Stated problem: Extract every line that contains the word "this".

The input:
** START **
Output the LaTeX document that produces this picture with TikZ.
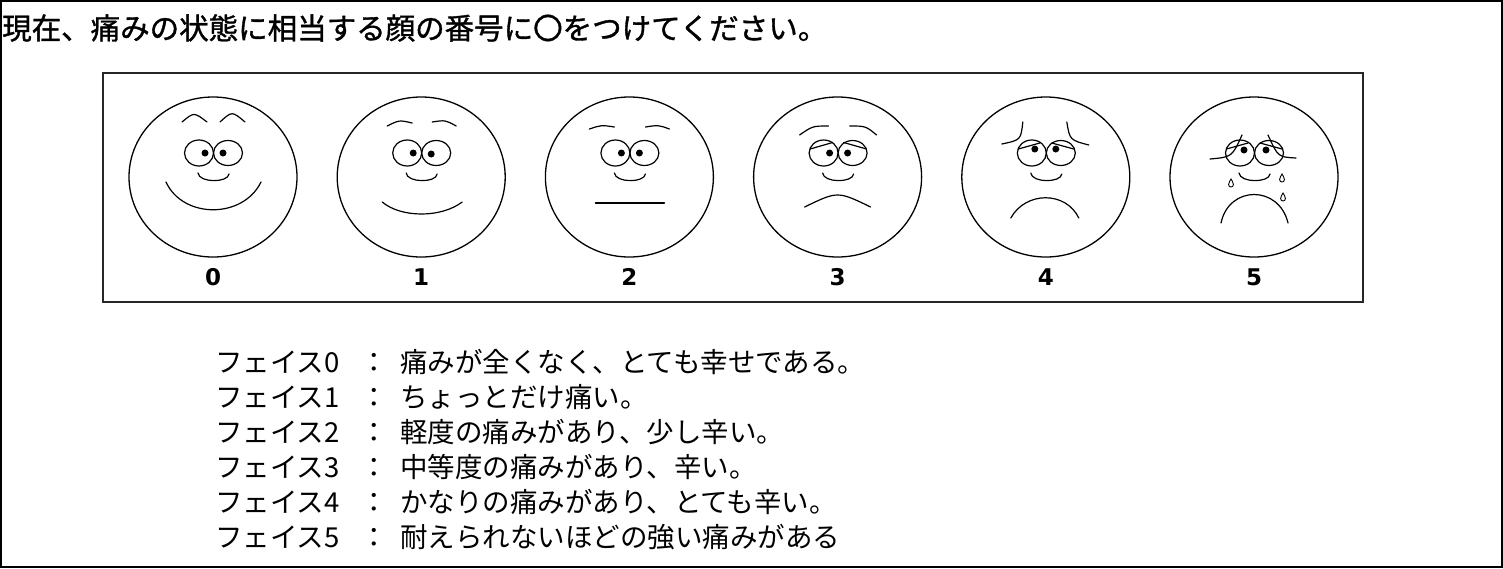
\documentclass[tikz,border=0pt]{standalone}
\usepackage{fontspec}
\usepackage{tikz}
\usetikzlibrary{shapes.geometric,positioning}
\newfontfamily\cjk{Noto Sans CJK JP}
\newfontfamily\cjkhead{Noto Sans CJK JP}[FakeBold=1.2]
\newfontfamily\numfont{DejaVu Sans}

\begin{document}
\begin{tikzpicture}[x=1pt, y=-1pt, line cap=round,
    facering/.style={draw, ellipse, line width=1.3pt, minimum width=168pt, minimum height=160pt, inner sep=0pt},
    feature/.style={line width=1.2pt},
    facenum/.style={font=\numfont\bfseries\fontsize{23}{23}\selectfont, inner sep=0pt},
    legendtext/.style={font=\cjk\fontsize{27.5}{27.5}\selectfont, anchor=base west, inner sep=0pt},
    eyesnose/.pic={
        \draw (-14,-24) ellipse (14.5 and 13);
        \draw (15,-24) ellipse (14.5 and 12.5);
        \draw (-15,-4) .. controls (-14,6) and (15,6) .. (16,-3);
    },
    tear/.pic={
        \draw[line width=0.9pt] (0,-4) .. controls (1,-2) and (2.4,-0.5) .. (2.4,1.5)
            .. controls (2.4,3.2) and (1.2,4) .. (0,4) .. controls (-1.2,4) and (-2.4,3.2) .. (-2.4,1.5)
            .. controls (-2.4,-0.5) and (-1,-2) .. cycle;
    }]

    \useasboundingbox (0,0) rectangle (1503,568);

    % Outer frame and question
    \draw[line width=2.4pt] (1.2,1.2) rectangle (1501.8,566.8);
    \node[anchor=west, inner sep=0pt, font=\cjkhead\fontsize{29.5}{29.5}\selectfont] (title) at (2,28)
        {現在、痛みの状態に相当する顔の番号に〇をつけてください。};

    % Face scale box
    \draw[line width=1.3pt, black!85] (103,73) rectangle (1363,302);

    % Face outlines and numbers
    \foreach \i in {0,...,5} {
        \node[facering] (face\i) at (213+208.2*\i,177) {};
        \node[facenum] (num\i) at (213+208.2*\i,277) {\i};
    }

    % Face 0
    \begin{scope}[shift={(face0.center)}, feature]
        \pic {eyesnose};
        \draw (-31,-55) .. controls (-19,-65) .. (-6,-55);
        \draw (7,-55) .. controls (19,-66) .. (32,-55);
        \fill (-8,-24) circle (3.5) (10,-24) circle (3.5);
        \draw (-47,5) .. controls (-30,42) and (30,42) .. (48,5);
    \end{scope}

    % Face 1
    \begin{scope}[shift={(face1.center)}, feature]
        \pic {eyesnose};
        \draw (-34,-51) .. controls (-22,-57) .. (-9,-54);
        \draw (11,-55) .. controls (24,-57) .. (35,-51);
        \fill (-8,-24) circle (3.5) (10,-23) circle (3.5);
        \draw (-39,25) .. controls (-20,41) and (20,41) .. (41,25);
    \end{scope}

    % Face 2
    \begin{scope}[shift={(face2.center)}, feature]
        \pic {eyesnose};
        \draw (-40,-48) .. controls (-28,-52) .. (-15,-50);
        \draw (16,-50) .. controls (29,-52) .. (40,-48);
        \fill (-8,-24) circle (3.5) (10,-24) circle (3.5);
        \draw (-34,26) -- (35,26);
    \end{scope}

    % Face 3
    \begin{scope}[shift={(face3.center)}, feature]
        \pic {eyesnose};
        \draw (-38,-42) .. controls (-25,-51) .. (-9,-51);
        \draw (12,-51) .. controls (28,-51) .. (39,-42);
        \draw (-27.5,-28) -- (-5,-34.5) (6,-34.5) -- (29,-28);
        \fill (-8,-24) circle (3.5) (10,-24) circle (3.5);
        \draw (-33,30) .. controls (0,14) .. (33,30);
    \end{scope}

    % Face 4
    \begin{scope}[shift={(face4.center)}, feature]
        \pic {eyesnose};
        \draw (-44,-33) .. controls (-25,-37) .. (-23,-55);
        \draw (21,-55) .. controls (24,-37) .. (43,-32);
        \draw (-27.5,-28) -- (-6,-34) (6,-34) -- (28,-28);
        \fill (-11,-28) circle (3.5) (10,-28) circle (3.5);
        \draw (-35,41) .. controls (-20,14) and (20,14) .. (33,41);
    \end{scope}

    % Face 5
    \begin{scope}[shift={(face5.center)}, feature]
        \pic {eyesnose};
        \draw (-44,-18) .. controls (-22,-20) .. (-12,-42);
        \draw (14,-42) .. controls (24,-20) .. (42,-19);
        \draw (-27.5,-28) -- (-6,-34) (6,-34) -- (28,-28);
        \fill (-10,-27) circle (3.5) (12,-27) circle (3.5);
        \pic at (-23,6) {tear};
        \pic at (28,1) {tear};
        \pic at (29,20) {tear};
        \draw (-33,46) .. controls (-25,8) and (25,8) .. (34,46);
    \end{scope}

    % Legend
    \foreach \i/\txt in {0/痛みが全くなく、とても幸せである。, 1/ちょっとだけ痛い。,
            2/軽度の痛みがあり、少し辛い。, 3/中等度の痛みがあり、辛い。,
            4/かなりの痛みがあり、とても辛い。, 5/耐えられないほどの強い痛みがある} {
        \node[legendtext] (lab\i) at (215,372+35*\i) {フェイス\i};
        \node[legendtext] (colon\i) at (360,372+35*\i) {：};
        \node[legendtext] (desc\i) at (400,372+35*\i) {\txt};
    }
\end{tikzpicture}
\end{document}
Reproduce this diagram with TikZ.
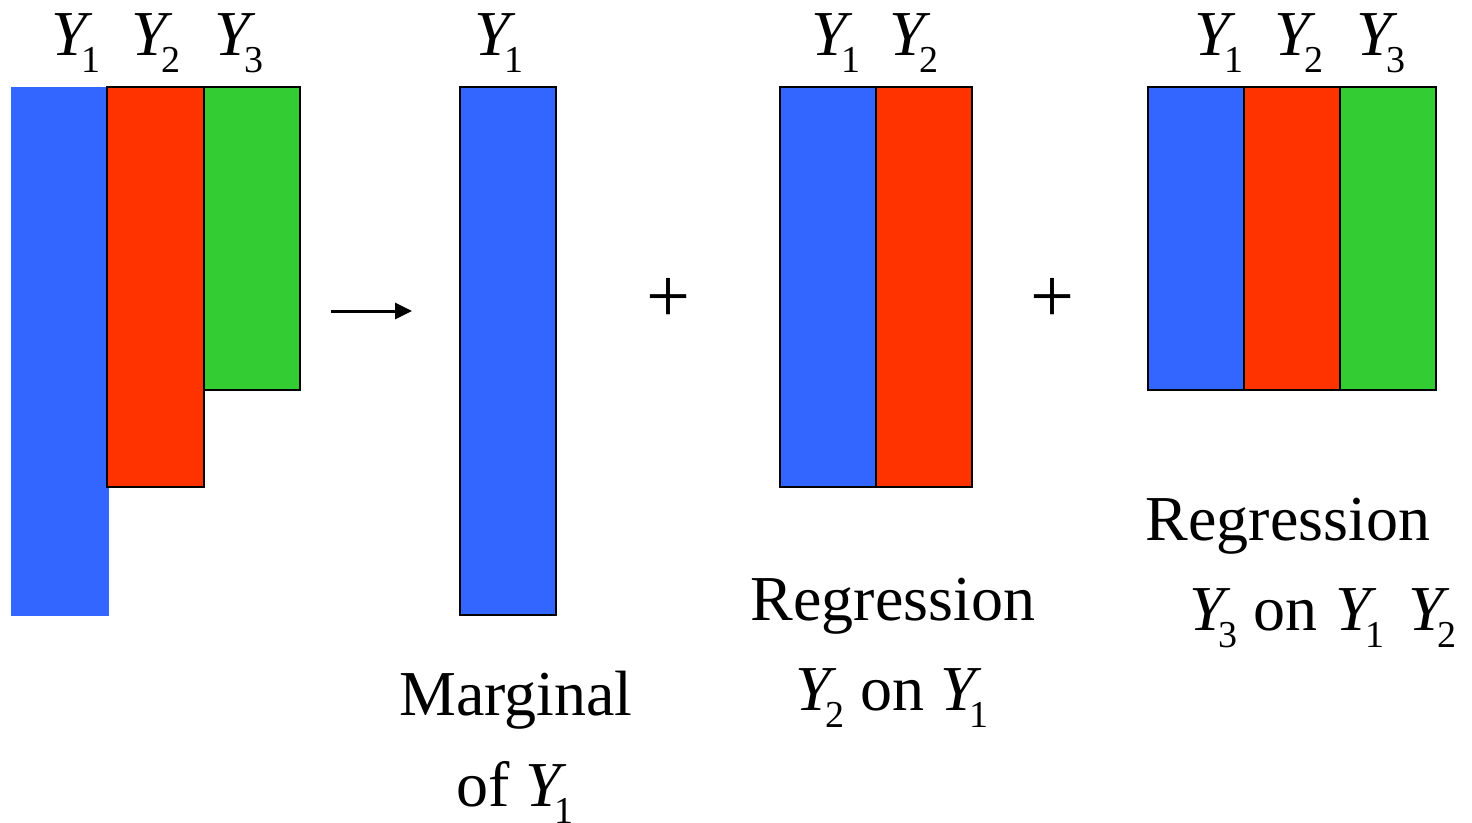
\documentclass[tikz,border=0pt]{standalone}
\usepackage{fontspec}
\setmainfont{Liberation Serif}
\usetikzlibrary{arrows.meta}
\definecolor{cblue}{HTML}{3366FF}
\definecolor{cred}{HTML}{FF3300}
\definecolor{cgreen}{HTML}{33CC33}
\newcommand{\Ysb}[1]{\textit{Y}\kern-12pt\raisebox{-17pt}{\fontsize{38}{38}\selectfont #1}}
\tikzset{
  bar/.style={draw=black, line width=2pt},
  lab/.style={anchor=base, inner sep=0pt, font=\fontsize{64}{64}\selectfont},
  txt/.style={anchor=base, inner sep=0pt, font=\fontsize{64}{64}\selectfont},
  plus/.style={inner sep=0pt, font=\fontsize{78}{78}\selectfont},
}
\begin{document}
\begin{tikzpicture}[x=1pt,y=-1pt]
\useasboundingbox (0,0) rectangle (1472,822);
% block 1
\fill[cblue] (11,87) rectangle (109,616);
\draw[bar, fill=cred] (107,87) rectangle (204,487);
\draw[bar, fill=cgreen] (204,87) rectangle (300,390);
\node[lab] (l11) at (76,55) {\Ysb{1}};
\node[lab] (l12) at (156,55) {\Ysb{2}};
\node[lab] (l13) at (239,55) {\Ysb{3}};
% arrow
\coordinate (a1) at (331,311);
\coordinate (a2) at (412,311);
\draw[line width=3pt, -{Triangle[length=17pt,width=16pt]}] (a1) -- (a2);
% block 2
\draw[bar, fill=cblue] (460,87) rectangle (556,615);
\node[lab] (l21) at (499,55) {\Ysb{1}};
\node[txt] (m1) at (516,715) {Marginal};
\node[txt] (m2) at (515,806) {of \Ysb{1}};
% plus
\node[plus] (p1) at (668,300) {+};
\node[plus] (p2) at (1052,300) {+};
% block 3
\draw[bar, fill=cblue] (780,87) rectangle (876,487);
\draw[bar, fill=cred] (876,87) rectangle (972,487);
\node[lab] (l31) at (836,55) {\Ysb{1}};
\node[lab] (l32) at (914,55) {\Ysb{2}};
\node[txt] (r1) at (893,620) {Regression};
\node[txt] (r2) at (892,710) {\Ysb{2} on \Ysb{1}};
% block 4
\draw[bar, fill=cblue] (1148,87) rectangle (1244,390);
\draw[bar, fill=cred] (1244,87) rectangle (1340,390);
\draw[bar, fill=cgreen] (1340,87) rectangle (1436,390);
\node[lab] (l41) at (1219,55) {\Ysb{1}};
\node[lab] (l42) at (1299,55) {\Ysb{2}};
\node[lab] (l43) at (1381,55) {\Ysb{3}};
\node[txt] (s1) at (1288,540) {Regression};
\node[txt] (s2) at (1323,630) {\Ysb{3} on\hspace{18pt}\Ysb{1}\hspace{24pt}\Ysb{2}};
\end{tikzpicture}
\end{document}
** END **
Solved exercise:
Output the LaTeX document that produces this picture with TikZ.
Reproduce this diagram with TikZ.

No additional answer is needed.